"I am not gay, but lez-be precise:" Linguistics, Hip Hop, and Nicki Minaj's Queer Pedagogy

Singer/rapper/actress Nicki Minaj (Onika Tanya Maraj) was the first woman with 4 simultaneous Top 10 hits on the R&B/Hip Hop charts. She has also dominated pop culture outside of Hip Hop, with her debut studio album peaking at #1 on the Billboard 200 chart. Her popularity runs counter to many scholars’ assertions that, as a woman in Hip Hop, her opportunities are limited. Minaj’s music and career are especially ripe for examination considering how often she plays with gender and sexuality. Through textual and linguistic analysis of her lyrics, performances, and public statements, I examine the ways that Minaj engages with and performs gender and sexuality. I argue that Minaj has significantly queered the possibilities for gender and sexuality in Hip Hop and pop culture. Minaj works to “queer” Hip Hop through: 1) not being pinned down to gender/sexuality, 2) disrupting masculine-charged, heteronormative sexuality in Hip Hop, 3) battling in traditionally masculine and feminine lyrical styles and winning, and, 4) reclaiming the discursive space surrounding her (Black) body (from misogyny, racism, and feminism).
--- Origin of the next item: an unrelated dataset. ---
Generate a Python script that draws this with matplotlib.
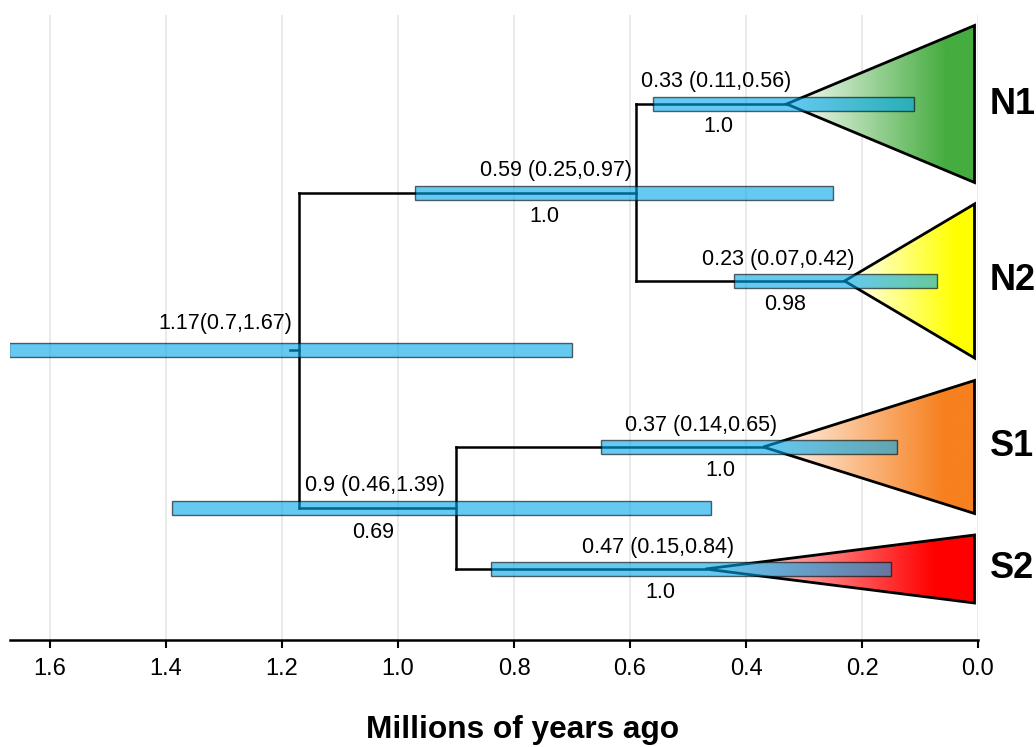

I also explore how difficult it is to transgress the hypermasculine and heteronormative tropes of Hip Hop culture and why, for Nicki Minaj, it seems to involve a queer pedagogy that must survive attacks from within the exclusionary and misogynistic male-dominated Hip Hop community, the anti-Black and sexually conservative mainstream culture, and even the academic bastions of revolutionary feminism.